Every line of the material is to be quoted verbatim, minus the pictures.

▶ [INFORMATION PROVIDED]
= = = = = = =

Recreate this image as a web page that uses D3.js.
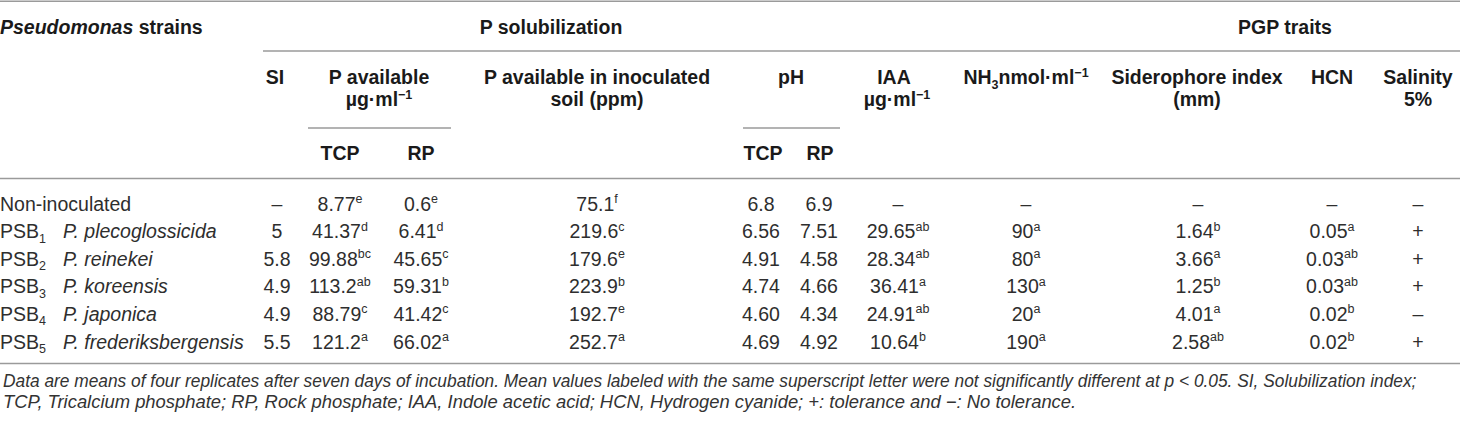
<!DOCTYPE html>
<html><head><meta charset="utf-8">
<script src="https://cdn.jsdelivr.net/npm/d3@7/dist/d3.min.js"></script>
<style>
html,body{margin:0;padding:0;background:#fff;}
svg{display:block;}
</style></head>
<body>
<svg id="t" width="1460" height="421"></svg>
<script>
// ---- data ----
const strainCodes = ["Non-inoculated", "PSB1", "PSB2", "PSB3", "PSB4", "PSB5"];
const strainSub = ["", "1", "2", "3", "4", "5"];
const species = ["", "P. plecoglossicida", "P. reinekei", "P. koreensis", "P. japonica", "P. frederiksbergensis"];
const si = ["–", "5", "5.8", "4.9", "4.9", "5.5"];
const pTcp = ["8.77", "41.37", "99.88", "113.2", "88.79", "121.2"];
const pTcpSig = ["e", "d", "bc", "ab", "c", "a"];
const pRp = ["0.6", "6.41", "45.65", "59.31", "41.42", "66.02"];
const pRpSig = ["e", "d", "c", "b", "c", "a"];
const soil = ["75.1", "219.6", "179.6", "223.9", "192.7", "252.7"];
const soilSig = ["f", "c", "e", "b", "e", "a"];
const phTcp = ["6.8", "6.56", "4.91", "4.74", "4.60", "4.69"];
const phRp = ["6.9", "7.51", "4.58", "4.66", "4.34", "4.92"];
const iaa = ["–", "29.65", "28.34", "36.41", "24.91", "10.64"];
const iaaSig = ["", "ab", "ab", "a", "ab", "b"];
const nh3 = ["–", "90", "80", "130", "20", "190"];
const nh3Sig = ["", "a", "a", "a", "a", "a"];
const sidero = ["–", "1.64", "3.66", "1.25", "4.01", "2.58"];
const sideroSig = ["", "b", "a", "b", "a", "ab"];
const hcn = ["–", "0.05", "0.03", "0.03", "0.02", "0.02"];
const hcnSig = ["", "a", "ab", "ab", "b", "b"];
const salinity = ["–", "+", "+", "+", "–", "+"];
const footnotes = [
  "Data are means of four replicates after seven days of incubation. Mean values labeled with the same superscript letter were not significantly different at p < 0.05. SI, Solubilization index;",
  "TCP, Tricalcium phosphate; RP, Rock phosphate; IAA, Indole acetic acid; HCN, Hydrogen cyanide; +: tolerance and \u2212: No tolerance."
];

// ---- layout ----
const svg = d3.select("#t");
const FONT = "'Liberation Sans', Arial, Helvetica, sans-serif";
const FS = 19.5;
const bodyColor = "#2e2e2e";
const headColor = "#1a1a1a";
const ruleColor = "#9a9a9a";

const colKeys = ["si","pTcp","pRp","soil","phTcp","phRp","iaa","nh3","sidero","hcn","sal"];
const colX = d3.scaleOrdinal().domain(colKeys)
  .range([277, 340, 421, 597, 761, 819, 898, 1026, 1198, 1332, 1418]);

const rowY = d3.scalePoint().domain(d3.range(strainCodes.length)).range([203.5, 341.5]);

// rules
function rule(x1, x2, y, w) {
  svg.append("line").attr("x1", x1).attr("x2", x2).attr("y1", y).attr("y2", y)
    .attr("stroke", ruleColor).attr("stroke-width", w || 1.4);
}
rule(0, 1460, 1.2, 1.6);
rule(263, 1460, 51);
rule(308, 451, 128);
rule(743, 840, 128);
rule(0, 1460, 178.5);
rule(0, 1460, 363.5);

// helper for text with optional sup/sub
function txt(x, y, parts, opts) {
  opts = opts || {};
  const t = svg.append("text").attr("x", x).attr("y", y)
    .attr("font-family", FONT).attr("font-size", opts.size || FS)
    .attr("font-weight", opts.bold ? "bold" : "normal")
    .attr("fill", opts.color || (opts.bold ? headColor : bodyColor))
    .attr("text-anchor", opts.anchor || "middle");
  let shift = 0;
  parts.forEach(p => {
    if (typeof p === "string") p = {t: p};
    if (p.t === "") return;
    const s = t.append("tspan").text(p.t);
    let target = 0;
    if (p.sup) { target = -7.5; s.attr("font-size", 12.5); }
    if (p.sub) { target = 4.5; s.attr("font-size", 12.5); }
    if (p.it) s.attr("font-style", "italic");
    if (target !== shift) { s.attr("dy", target - shift); shift = target; }
  });
  return t;
}

// header
const HB = {bold: true};
txt(0, 34, [{t: "Pseudomonas", it: true}, " strains"], {bold: true, anchor: "start"});
txt(551, 34, ["P solubilization"], HB);
txt(1285, 34, ["PGP traits"], HB);

txt(275, 84, ["SI"], HB);
txt(379, 84, ["P available"], HB);
txt(379, 106, ["µg·ml", {t: "\u22121", sup: true}], HB);
txt(597, 84, ["P available in inoculated"], HB);
txt(597, 106, ["soil (ppm)"], HB);
txt(791, 84, ["pH"], HB);
txt(894, 84, ["IAA"], HB);
txt(897, 106, ["µg·ml", {t: "\u22121", sup: true}], HB);
txt(1026, 84, ["NH", {t: "3", sub: true}, {t: "nmol·ml"}, {t: "\u22121", sup: true}], HB);
txt(1197, 84, ["Siderophore index"], HB);
txt(1197, 106, ["(mm)"], HB);
txt(1332, 84, ["HCN"], HB);
txt(1418, 84, ["Salinity"], HB);
txt(1418, 106, ["5%"], HB);

txt(340, 160, ["TCP"], HB);
txt(421, 160, ["RP"], HB);
txt(763, 160, ["TCP"], HB);
txt(820, 160, ["RP"], HB);

// body rows
const cols = [
  ["si", si, null], ["pTcp", pTcp, pTcpSig], ["pRp", pRp, pRpSig], ["soil", soil, soilSig],
  ["phTcp", phTcp, null], ["phRp", phRp, null], ["iaa", iaa, iaaSig], ["nh3", nh3, nh3Sig],
  ["sidero", sidero, sideroSig], ["hcn", hcn, hcnSig], ["sal", salinity, null]
];
strainCodes.forEach((code, i) => {
  const y = rowY(i) + 7;
  if (strainSub[i]) {
    txt(0, y, ["PSB", {t: strainSub[i], sub: true}], {anchor: "start"});
    txt(63, y, [{t: species[i], it: true}], {anchor: "start"});
  } else {
    txt(0, y, [code], {anchor: "start"});
  }
  cols.forEach(([k, vals, sig]) => {
    const parts = [vals[i]];
    if (sig && sig[i]) parts.push({t: sig[i], sup: true});
    txt(colX(k), y, parts);
  });
});

// footnotes: condensed italic, fitted horizontally to the reference width
const fnY = [387, 407.5];
const fnW = [1415, 1074];
footnotes.forEach((f, i) => {
  const g = svg.append("g");
  const t = g.append("text").attr("x", 0).attr("y", 0)
    .attr("font-family", "'Liberation Sans Narrow', 'Liberation Sans', Arial, sans-serif")
    .attr("font-size", 18).attr("font-style", "italic").attr("fill", "#333")
    .text(f);
  const natural = t.node().getComputedTextLength() || fnW[i];
  g.attr("transform", `translate(3,${fnY[i]}) scale(${fnW[i] / natural},1)`);
});
</script>
</body></html>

= = = = = = =

▶ [COMPLETE ANSWER]
Recreate this image as a web page that uses D3.js.
<!DOCTYPE html>
<html><head><meta charset="utf-8">
<script src="https://cdn.jsdelivr.net/npm/d3@7/dist/d3.min.js"></script>
<style>
html,body{margin:0;padding:0;background:#fff;}
svg{display:block;}
</style></head>
<body>
<svg id="t" width="1460" height="421"></svg>
<script>
// ---- data ----
const strainCodes = ["Non-inoculated", "PSB1", "PSB2", "PSB3", "PSB4", "PSB5"];
const strainSub = ["", "1", "2", "3", "4", "5"];
const species = ["", "P. plecoglossicida", "P. reinekei", "P. koreensis", "P. japonica", "P. frederiksbergensis"];
const si = ["–", "5", "5.8", "4.9", "4.9", "5.5"];
const pTcp = ["8.77", "41.37", "99.88", "113.2", "88.79", "121.2"];
const pTcpSig = ["e", "d", "bc", "ab", "c", "a"];
const pRp = ["0.6", "6.41", "45.65", "59.31", "41.42", "66.02"];
const pRpSig = ["e", "d", "c", "b", "c", "a"];
const soil = ["75.1", "219.6", "179.6", "223.9", "192.7", "252.7"];
const soilSig = ["f", "c", "e", "b", "e", "a"];
const phTcp = ["6.8", "6.56", "4.91", "4.74", "4.60", "4.69"];
const phRp = ["6.9", "7.51", "4.58", "4.66", "4.34", "4.92"];
const iaa = ["–", "29.65", "28.34", "36.41", "24.91", "10.64"];
const iaaSig = ["", "ab", "ab", "a", "ab", "b"];
const nh3 = ["–", "90", "80", "130", "20", "190"];
const nh3Sig = ["", "a", "a", "a", "a", "a"];
const sidero = ["–", "1.64", "3.66", "1.25", "4.01", "2.58"];
const sideroSig = ["", "b", "a", "b", "a", "ab"];
const hcn = ["–", "0.05", "0.03", "0.03", "0.02", "0.02"];
const hcnSig = ["", "a", "ab", "ab", "b", "b"];
const salinity = ["–", "+", "+", "+", "–", "+"];
const footnotes = [
  "Data are means of four replicates after seven days of incubation. Mean values labeled with the same superscript letter were not significantly different at p < 0.05. SI, Solubilization index;",
  "TCP, Tricalcium phosphate; RP, Rock phosphate; IAA, Indole acetic acid; HCN, Hydrogen cyanide; +: tolerance and \u2212: No tolerance."
];

// ---- layout ----
const svg = d3.select("#t");
const FONT = "'Liberation Sans', Arial, Helvetica, sans-serif";
const FS = 19.5;
const bodyColor = "#2e2e2e";
const headColor = "#1a1a1a";
const ruleColor = "#9a9a9a";

const colKeys = ["si","pTcp","pRp","soil","phTcp","phRp","iaa","nh3","sidero","hcn","sal"];
const colX = d3.scaleOrdinal().domain(colKeys)
  .range([277, 340, 421, 597, 761, 819, 898, 1026, 1198, 1332, 1418]);

const rowY = d3.scalePoint().domain(d3.range(strainCodes.length)).range([203.5, 341.5]);

// rules
function rule(x1, x2, y, w) {
  svg.append("line").attr("x1", x1).attr("x2", x2).attr("y1", y).attr("y2", y)
    .attr("stroke", ruleColor).attr("stroke-width", w || 1.4);
}
rule(0, 1460, 1.2, 1.6);
rule(263, 1460, 51);
rule(308, 451, 128);
rule(743, 840, 128);
rule(0, 1460, 178.5);
rule(0, 1460, 363.5);

// helper for text with optional sup/sub
function txt(x, y, parts, opts) {
  opts = opts || {};
  const t = svg.append("text").attr("x", x).attr("y", y)
    .attr("font-family", FONT).attr("font-size", opts.size || FS)
    .attr("font-weight", opts.bold ? "bold" : "normal")
    .attr("fill", opts.color || (opts.bold ? headColor : bodyColor))
    .attr("text-anchor", opts.anchor || "middle");
  let shift = 0;
  parts.forEach(p => {
    if (typeof p === "string") p = {t: p};
    if (p.t === "") return;
    const s = t.append("tspan").text(p.t);
    let target = 0;
    if (p.sup) { target = -7.5; s.attr("font-size", 12.5); }
    if (p.sub) { target = 4.5; s.attr("font-size", 12.5); }
    if (p.it) s.attr("font-style", "italic");
    if (target !== shift) { s.attr("dy", target - shift); shift = target; }
  });
  return t;
}

// header
const HB = {bold: true};
txt(0, 34, [{t: "Pseudomonas", it: true}, " strains"], {bold: true, anchor: "start"});
txt(551, 34, ["P solubilization"], HB);
txt(1285, 34, ["PGP traits"], HB);

txt(275, 84, ["SI"], HB);
txt(379, 84, ["P available"], HB);
txt(379, 106, ["µg·ml", {t: "\u22121", sup: true}], HB);
txt(597, 84, ["P available in inoculated"], HB);
txt(597, 106, ["soil (ppm)"], HB);
txt(791, 84, ["pH"], HB);
txt(894, 84, ["IAA"], HB);
txt(897, 106, ["µg·ml", {t: "\u22121", sup: true}], HB);
txt(1026, 84, ["NH", {t: "3", sub: true}, {t: "nmol·ml"}, {t: "\u22121", sup: true}], HB);
txt(1197, 84, ["Siderophore index"], HB);
txt(1197, 106, ["(mm)"], HB);
txt(1332, 84, ["HCN"], HB);
txt(1418, 84, ["Salinity"], HB);
txt(1418, 106, ["5%"], HB);

txt(340, 160, ["TCP"], HB);
txt(421, 160, ["RP"], HB);
txt(763, 160, ["TCP"], HB);
txt(820, 160, ["RP"], HB);

// body rows
const cols = [
  ["si", si, null], ["pTcp", pTcp, pTcpSig], ["pRp", pRp, pRpSig], ["soil", soil, soilSig],
  ["phTcp", phTcp, null], ["phRp", phRp, null], ["iaa", iaa, iaaSig], ["nh3", nh3, nh3Sig],
  ["sidero", sidero, sideroSig], ["hcn", hcn, hcnSig], ["sal", salinity, null]
];
strainCodes.forEach((code, i) => {
  const y = rowY(i) + 7;
  if (strainSub[i]) {
    txt(0, y, ["PSB", {t: strainSub[i], sub: true}], {anchor: "start"});
    txt(63, y, [{t: species[i], it: true}], {anchor: "start"});
  } else {
    txt(0, y, [code], {anchor: "start"});
  }
  cols.forEach(([k, vals, sig]) => {
    const parts = [vals[i]];
    if (sig && sig[i]) parts.push({t: sig[i], sup: true});
    txt(colX(k), y, parts);
  });
});

// footnotes: condensed italic, fitted horizontally to the reference width
const fnY = [387, 407.5];
const fnW = [1415, 1074];
footnotes.forEach((f, i) => {
  const g = svg.append("g");
  const t = g.append("text").attr("x", 0).attr("y", 0)
    .attr("font-family", "'Liberation Sans Narrow', 'Liberation Sans', Arial, sans-serif")
    .attr("font-size", 18).attr("font-style", "italic").attr("fill", "#333")
    .text(f);
  const natural = t.node().getComputedTextLength() || fnW[i];
  g.attr("transform", `translate(3,${fnY[i]}) scale(${fnW[i] / natural},1)`);
});
</script>
</body></html>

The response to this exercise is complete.